Ireland’s top tier status remained firmly intact under the Freedom House survey for 2018. Receiving 97 out of a possible 100, it was categorised as one of the world’s 88 free countries, putting Ireland on a par with Denmark. Bear in mind that just three countries received an ultra impressive ranking of 100, namely Finland, Sweden and Norway. The Netherlands and Canada were barely shy of full marks, with a score of 99. On the other hand, Tibet, South Sudan and North Korea barely registered on the 100 scale, receiving derisory scores of 1, 2, and 3 respectively. Syria did not register at all, with a score of 0.
In Ireland, we seem to be unable to give ourselves credit for our democratic achievements. Why is this so? First, frustration and disillusionment with politics can make us angry. When we witness abject failures in public policy such as child poverty and overspending on state projects, we are entitled to be angry. And when public policy failures hurt vulnerable family members and friends whom we love, this anger becomes personal.
Second, collectively we seem to get trapped into a self-perpetuating public discourse of total negativity about Irish liberal democracy. It is not that this public discourse sees Ireland’s democratic glass as half full; rather it sees the glass as empty.
It has been my consistent experience for over 30 years that it is very hard to get a fair and balanced hearing in respect of this country’s democratic positives. In rare moments of despair, I have concluded that we seem utterly determined to give ourselves a permanent fail grade.

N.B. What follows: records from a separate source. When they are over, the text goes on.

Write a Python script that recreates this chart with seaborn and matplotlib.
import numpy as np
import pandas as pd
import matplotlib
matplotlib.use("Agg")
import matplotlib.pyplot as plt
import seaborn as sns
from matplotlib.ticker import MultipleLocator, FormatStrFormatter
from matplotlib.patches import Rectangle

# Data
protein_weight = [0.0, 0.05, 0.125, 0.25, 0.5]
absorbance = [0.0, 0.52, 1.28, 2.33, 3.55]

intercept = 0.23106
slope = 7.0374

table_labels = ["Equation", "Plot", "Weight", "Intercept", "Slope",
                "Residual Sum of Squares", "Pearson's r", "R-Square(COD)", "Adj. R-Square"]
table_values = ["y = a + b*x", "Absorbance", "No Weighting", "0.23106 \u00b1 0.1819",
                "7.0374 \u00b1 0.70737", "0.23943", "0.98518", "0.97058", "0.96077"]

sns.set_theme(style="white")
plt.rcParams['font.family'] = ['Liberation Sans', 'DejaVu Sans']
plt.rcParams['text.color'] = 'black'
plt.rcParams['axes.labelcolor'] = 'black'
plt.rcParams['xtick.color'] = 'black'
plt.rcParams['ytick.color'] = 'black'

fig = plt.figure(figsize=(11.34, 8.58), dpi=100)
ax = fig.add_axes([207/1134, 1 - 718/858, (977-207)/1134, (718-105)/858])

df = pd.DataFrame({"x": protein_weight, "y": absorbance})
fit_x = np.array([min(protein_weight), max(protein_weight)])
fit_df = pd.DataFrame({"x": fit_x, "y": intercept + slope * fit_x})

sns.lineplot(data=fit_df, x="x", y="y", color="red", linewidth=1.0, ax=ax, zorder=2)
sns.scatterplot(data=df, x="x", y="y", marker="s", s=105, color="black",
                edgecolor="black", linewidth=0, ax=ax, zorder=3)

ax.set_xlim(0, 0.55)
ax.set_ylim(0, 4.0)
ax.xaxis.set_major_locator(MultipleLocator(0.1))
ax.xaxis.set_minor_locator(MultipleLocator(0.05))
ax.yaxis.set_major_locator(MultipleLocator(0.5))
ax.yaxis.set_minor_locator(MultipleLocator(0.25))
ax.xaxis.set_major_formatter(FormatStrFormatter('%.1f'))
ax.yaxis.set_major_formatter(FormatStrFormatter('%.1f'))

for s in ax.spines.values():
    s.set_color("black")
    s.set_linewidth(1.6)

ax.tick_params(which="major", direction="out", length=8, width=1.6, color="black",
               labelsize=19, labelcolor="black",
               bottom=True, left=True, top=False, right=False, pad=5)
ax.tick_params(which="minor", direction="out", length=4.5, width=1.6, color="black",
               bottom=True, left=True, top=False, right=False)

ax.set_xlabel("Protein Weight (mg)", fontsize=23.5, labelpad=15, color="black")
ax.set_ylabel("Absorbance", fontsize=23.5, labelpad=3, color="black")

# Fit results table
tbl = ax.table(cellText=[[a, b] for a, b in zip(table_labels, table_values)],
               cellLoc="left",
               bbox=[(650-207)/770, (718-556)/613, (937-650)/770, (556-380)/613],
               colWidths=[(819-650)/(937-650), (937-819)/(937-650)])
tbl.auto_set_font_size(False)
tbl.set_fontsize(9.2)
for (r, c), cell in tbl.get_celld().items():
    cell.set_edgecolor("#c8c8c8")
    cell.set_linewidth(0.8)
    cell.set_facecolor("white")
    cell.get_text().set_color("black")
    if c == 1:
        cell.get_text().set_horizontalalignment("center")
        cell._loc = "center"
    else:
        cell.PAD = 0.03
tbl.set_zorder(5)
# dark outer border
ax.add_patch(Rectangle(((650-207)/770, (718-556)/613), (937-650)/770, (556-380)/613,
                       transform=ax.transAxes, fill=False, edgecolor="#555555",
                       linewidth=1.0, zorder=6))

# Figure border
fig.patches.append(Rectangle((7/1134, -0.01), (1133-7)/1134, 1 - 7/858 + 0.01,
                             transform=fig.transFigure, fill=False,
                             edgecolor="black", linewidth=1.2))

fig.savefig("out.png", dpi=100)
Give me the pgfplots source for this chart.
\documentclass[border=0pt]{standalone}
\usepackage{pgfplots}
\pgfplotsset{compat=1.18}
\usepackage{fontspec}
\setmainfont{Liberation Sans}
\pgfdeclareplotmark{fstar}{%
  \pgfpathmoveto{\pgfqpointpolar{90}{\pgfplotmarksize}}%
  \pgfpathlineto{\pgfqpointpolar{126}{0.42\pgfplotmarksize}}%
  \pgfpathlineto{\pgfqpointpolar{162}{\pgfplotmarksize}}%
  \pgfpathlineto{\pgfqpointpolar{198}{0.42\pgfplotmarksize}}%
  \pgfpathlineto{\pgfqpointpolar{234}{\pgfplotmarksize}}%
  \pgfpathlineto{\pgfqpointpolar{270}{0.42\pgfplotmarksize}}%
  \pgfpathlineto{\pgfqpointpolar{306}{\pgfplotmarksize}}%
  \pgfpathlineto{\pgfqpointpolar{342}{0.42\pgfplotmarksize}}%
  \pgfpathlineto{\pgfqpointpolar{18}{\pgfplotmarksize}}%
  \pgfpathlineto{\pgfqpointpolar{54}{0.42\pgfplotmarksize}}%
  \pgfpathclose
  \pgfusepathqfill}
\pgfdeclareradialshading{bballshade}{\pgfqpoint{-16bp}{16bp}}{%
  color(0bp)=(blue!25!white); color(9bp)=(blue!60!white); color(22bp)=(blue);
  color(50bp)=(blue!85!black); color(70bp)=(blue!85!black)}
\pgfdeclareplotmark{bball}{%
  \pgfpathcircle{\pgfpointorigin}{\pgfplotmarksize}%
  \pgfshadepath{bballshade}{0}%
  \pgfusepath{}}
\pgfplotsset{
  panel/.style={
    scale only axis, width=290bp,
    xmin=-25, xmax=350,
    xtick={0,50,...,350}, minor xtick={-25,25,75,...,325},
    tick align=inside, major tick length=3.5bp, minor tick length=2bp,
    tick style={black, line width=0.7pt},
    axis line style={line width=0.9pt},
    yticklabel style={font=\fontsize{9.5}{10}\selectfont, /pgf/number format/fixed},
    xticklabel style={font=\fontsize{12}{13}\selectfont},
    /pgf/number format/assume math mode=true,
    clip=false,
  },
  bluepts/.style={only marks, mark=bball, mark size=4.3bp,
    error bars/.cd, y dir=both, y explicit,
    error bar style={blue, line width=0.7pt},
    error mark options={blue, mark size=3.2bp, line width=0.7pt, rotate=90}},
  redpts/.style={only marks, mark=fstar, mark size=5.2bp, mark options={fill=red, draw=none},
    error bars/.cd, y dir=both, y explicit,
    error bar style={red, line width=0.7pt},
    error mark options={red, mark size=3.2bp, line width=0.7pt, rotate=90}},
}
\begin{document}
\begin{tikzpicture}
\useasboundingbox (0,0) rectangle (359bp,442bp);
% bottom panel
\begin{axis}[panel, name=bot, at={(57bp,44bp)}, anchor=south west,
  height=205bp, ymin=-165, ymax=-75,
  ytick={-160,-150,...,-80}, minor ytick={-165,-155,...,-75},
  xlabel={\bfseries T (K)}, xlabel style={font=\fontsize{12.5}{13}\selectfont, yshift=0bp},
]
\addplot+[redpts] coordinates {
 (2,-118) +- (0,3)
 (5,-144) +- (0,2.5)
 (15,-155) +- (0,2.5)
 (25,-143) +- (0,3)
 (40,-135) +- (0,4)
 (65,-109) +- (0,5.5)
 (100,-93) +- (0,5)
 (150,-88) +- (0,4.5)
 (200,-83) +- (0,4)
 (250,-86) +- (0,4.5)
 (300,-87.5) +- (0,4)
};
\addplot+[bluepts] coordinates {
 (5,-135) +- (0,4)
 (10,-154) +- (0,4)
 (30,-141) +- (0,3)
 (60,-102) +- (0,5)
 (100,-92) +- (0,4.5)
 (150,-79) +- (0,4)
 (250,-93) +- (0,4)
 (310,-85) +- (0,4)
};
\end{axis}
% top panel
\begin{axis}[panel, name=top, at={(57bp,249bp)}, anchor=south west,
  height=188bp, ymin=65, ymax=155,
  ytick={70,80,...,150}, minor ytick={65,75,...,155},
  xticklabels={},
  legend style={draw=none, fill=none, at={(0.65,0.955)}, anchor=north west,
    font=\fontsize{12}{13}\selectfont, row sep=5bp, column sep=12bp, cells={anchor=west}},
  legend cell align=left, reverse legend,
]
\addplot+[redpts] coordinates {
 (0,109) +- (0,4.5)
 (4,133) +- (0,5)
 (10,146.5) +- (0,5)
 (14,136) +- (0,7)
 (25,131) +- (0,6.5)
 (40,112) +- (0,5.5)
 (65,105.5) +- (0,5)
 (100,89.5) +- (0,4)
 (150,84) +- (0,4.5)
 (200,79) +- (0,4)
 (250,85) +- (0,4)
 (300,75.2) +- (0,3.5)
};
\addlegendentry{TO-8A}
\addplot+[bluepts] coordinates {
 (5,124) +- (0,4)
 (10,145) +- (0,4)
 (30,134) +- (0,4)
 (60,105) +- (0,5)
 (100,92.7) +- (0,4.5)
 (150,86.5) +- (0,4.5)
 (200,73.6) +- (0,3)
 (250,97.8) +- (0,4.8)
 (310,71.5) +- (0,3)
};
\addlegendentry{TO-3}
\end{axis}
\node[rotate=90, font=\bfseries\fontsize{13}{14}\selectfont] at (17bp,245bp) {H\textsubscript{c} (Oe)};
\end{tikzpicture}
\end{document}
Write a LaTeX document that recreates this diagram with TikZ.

Of course, it should be emphasised that some on the political spectrum such as the far left and far right actually want liberal democracy to fail. Freedom of expression, assembly and association, for example, are self-evidently incompatible with authoritarian political arrangements, whatever their political hue. Opposition, dissent and a free press are an anathema to dystopian visionaries. Ireland has fortunately been largely spared from such forces so far.
There have been many decisive moments in the history of Irish liberal democracy. The granting of near universal adult suffrage in 1918 has received well deserved attention recently. And getting to this position where we enjoy top tier global rankings was hardly a foregone conclusion. In particular, Ireland’s civil war (1922-23) might have proved to be an insurmountable obstacle to democratic consolidation.
Given the nature of contemporary politics in Britain and the United States it is therefore both timely and appropriate to generously acknowledge our democratic successes.
Given the re-emergence of populism in Europe and the U.S, these successes should not be undervalued. Nor do our current top tier ratings afford us any room for complacency.
Dr Anthony O Halloran is author of the The Dail in the 21st Century published by Mercier Press, Cork. He studied American politics as a Fulbright Scholar in Southern Illinois University, Carbondale.